5 thoughts on “Underwater Video Tips: Working with AVCHD 2.0 and 1080p60 or 1080p50 files in iMovie”

  1. Hi again Interceptor121. I’ve been meaning to ask you: all this time I’ve been shooting video underwater using aperture priority to control my depth of field. My question is what is the best shutter speed to use? Related to this, when outputting my video using iMovie, what is the best frame rate?

    SInce I shoot on aperture priority, the camera sets the shutter speed for me. I usually use ISO200 on a sunny day and ISO400 when its a bit overcast of light is low.

    I have heard that setting a shutter speed of 1/60 is good for shooting video? Also, I understand that iMovie outputs at 30 fps or 25fps. Is 30 fps better?

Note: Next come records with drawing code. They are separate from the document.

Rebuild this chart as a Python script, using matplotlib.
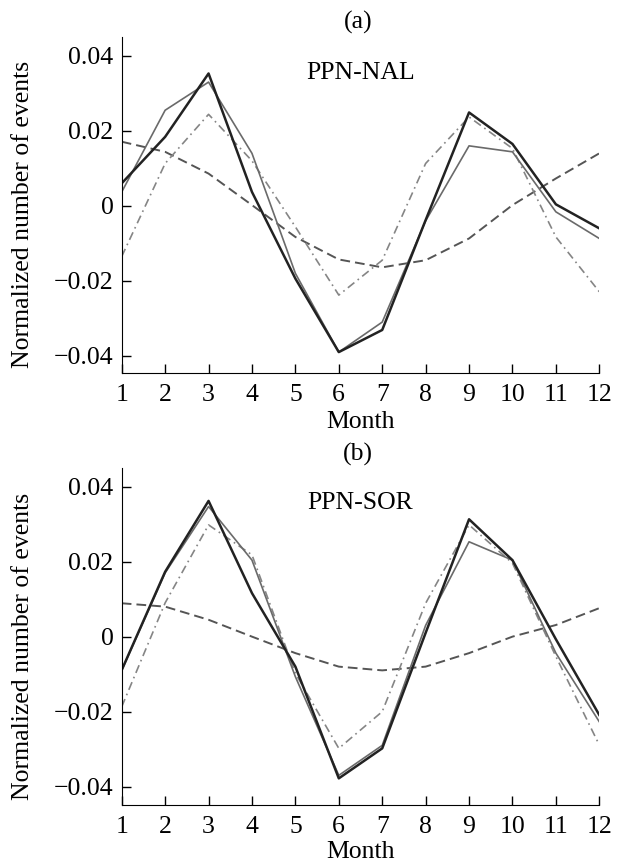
import matplotlib
matplotlib.use("Agg")
import matplotlib.pyplot as plt

months = list(range(1, 13))

# panel (a) PPN-NAL
nal_obs = [0.006, 0.0184, 0.0353, 0.0037, -0.0194, -0.039, -0.0331, -0.0038, 0.0249, 0.0165, 0.0004, -0.006]
nal_fit = [0.0037, 0.0255, 0.033, 0.014, -0.018, -0.039, -0.031, -0.004, 0.016, 0.0144, -0.0016, -0.0087]
nal_semi = [-0.0135, 0.0113, 0.0244, 0.012, -0.0056, -0.0238, -0.0145, 0.0113, 0.0237, 0.0153, -0.0083, -0.0229]
nal_annual = [0.0171, 0.0144, 0.0086, 0.0002, -0.0083, -0.0143, -0.0164, -0.0145, -0.0087, 0.0002, 0.0073, 0.014]

# panel (b) PPN-SOR
sor_obs = [-0.0089, 0.0173, 0.0362, 0.0116, -0.008, -0.0378, -0.0298, 0.001, 0.0313, 0.0204, -0.0007, -0.0209]
sor_fit = [-0.009, 0.017, 0.0347, 0.0204, -0.0107, -0.037, -0.029, 0.003, 0.0253, 0.0204, -0.0044, -0.0227]
sor_semi = [-0.0187, 0.009, 0.0298, 0.0218, -0.0098, -0.0298, -0.020, 0.0089, 0.0298, 0.0196, -0.0053, -0.0289]
sor_annual = [0.0089, 0.008, 0.0045, 0.0, -0.0044, -0.008, -0.009, -0.008, -0.0044, 0.0, 0.0031, 0.0076]

yticks = [-0.04, -0.02, 0, 0.02, 0.04]
yticklabels = ["\u22120.04", "\u22120.02", "0", "0.02", "0.04"]

plt.rcParams["font.family"] = ["Liberation Serif", "DejaVu Serif"]
plt.rcParams["font.size"] = 18.5

fig = plt.figure(figsize=(6.22, 8.68), dpi=100)
axA = fig.add_axes([0.1957, 0.5706, 0.7678, 0.3871])
axB = fig.add_axes([0.1957, 0.0726, 0.7678, 0.3879])


def drawPanel(ax, obs, fit, semi, annual, name, letter, ylim, xlab_y, title_y, name_y):
    ax.plot(months, annual, color="#555555", lw=1.4, ls=(0, (5, 2.6)))
    ax.plot(months, semi, color="#858585", lw=1.2, ls=(0, (5, 2.5, 1, 2.5)))
    ax.plot(months, fit, color="#6a6a6a", lw=1.2)
    ax.plot(months, obs, color="#222222", lw=1.8)
    ax.set_xlim(1, 12)
    ax.set_ylim(*ylim)
    ax.set_xticks(months)
    ax.set_yticks(yticks)
    ax.set_yticklabels(yticklabels)
    ax.spines["top"].set_visible(False)
    ax.spines["right"].set_visible(False)
    ax.tick_params(direction="in", length=6.5, width=1)
    ax.tick_params(axis="x", pad=8)
    ax.tick_params(axis="y", pad=6)
    ax.set_xlabel("Month")
    ax.xaxis.set_label_coords(0.5, xlab_y)
    ax.set_ylabel("Normalized number of events")
    ax.yaxis.set_label_coords(-0.1836, 0.472)
    ax.text(0.495, title_y, letter, transform=ax.transAxes, ha="center", va="center")
    ax.text(0.5, name_y, name, transform=ax.transAxes, ha="center", va="center")


drawPanel(axA, nal_obs, nal_fit, nal_semi, nal_annual, "PPN-NAL", "(a)",
          (-0.0445, 0.0451), -0.114, 1.041, 0.892)
drawPanel(axB, sor_obs, sor_fit, sor_semi, sor_annual, "PPN-SOR", "(b)",
          (-0.0449, 0.0449), -0.106, 1.0425, 0.897)

fig.savefig("out.png", dpi=100)
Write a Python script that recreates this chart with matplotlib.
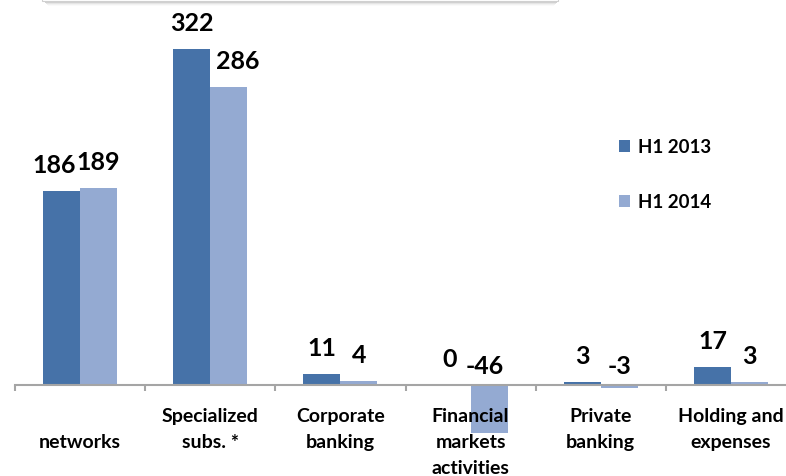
import numpy as np
import matplotlib
matplotlib.use("Agg")
import matplotlib.pyplot as plt
from matplotlib.patches import Rectangle
from matplotlib.transforms import Affine2D, blended_transform_factory

categories = ["\nnetworks", "Specialized\nsubs. *", "Corporate\nbanking",
              "Financial\nmarkets\nactivities", "Private\nbanking", "Holding and\nexpenses"]
h1_2013 = [186, 322, 11, 0, 3, 17]
h1_2014 = [189, 286, 4, -46, -3, 3]
series_names = ["H1 2013", "H1 2014"]

dark = "#4672a8"
light = "#94aad2"
axis_grey = "#a5a5a5"

plt.rcParams["font.family"] = ["Lato", "DejaVu Sans"]
plt.rcParams["font.weight"] = "bold"

W, H = 786, 476
fig = plt.figure(figsize=(W / 100, H / 100), dpi=100)
# pixel coordinates measured from the top-left corner
px = Affine2D().scale(1 / W, -1 / H).translate(0, 1) + fig.transFigure

ax = fig.add_axes([14.9 / W, 1 - 440 / H, 781.2 / W, 440 / H])
ax.set_xlim(-0.5, 5.5)
ax.set_ylim(-52.7, 369.1)

x = np.arange(len(categories))
w = 0.284
ax.bar(x - w / 2, h1_2013, w, color=dark, label=series_names[0], zorder=2)
ax.bar(x + w / 2, h1_2014, w, color=light, label=series_names[1], zorder=2)

for s in ["left", "right", "top"]:
    ax.spines[s].set_visible(False)
ax.spines["bottom"].set_position(("data", 0))
ax.spines["bottom"].set_color(axis_grey)
ax.spines["bottom"].set_linewidth(1.5)
ax.set_yticks([])
ax.set_xticks(np.arange(-0.5, 6, 1))
ax.set_xticklabels([])
ax.tick_params(axis="x", direction="out", length=4.5, width=1.5, color=axis_grey)

# value labels, nudged sideways where neighbours would collide
nudge = [[-7, 0], [0, 9], [0, 0], [-2, -4], [0, 0], [0, 0]]
for i in range(len(categories)):
    for j, (vals, dx) in enumerate(((h1_2013, -w / 2), (h1_2014, w / 2))):
        v = vals[i]
        lift = 18 if v >= 0 else 11
        ax.annotate(str(v), (x[i] + dx, max(v, 0)),
                    xytext=(nudge[i][j] * 0.72, lift * 0.72), textcoords="offset points",
                    ha="center", va="baseline", fontsize=18, fontweight="bold")

# category names under the axis
tr = blended_transform_factory(ax.transData, fig.transFigure)
for i, label in enumerate(categories):
    for k, line in enumerate(label.split("\n")):
        ax.text(x[i], 1 - (422 + 26 * k) / H, line, transform=tr, ha="center",
                va="baseline", fontsize=14, fontweight="bold", clip_on=False)

fig.legend(loc="upper left", bbox_to_anchor=(619 / W, 1 - 139 / H), frameon=False,
           fontsize=13.5, handlelength=0.6, handleheight=0.6, handletextpad=0.4,
           labelspacing=2.0, borderpad=0, borderaxespad=0)

# lower edge of a shadowed text box at the top of the slide
for i, a in enumerate([0.3, 0.18, 0.1, 0.05, 0.02]):
    fig.add_artist(Rectangle((44 + i, 1 + i), 514 - 2 * i, 1, transform=px,
                             facecolor="black", edgecolor="none", alpha=a))
fig.add_artist(Rectangle((42, -10), 516, 11, transform=px,
                         facecolor="white", edgecolor="#d0d0d0", linewidth=0.8))

fig.savefig("out.png", dpi=100)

    And I guess my last question would be: is it better to shoot on shutter speed priority or aperture priority?

    Thanks for your suggestions. Really appreciate it! 🙂


    1. Hi Robert.
      The shutter speed and frame rate are interrelated. You should first check your RX100 to find out if it is a PAL or NTSC model. PAL would offer 25/50 fps and NTSC 30/60. Shutter speed should always be twice the frame rate, the RX100 in program mode follows this rule, so for general use Program mode is fine. The camera will keep the ISO at 125 and only increase it when there is insufficient light. There are times when this does not work like when shooting macro, in that case aperture priority is preferred and you should be looking at f/8 or f/11 leaving the ISO to auto otherwise there is a risk that the camera uses incompatible shutter speeds. There is a general issue of soft corners with the RX100 however from my tests those are only resolved with aperture smaller than f/8 this for video purposes is not practical in ambient light unless it is a really bright day. So for wide angle I would leave the camera in program and apply sharpening in post processing if needed. This is how my videos are shot. I also want to confirm that those settings are specific to the RX100 other cameras with different behavior or lens may required a different approach.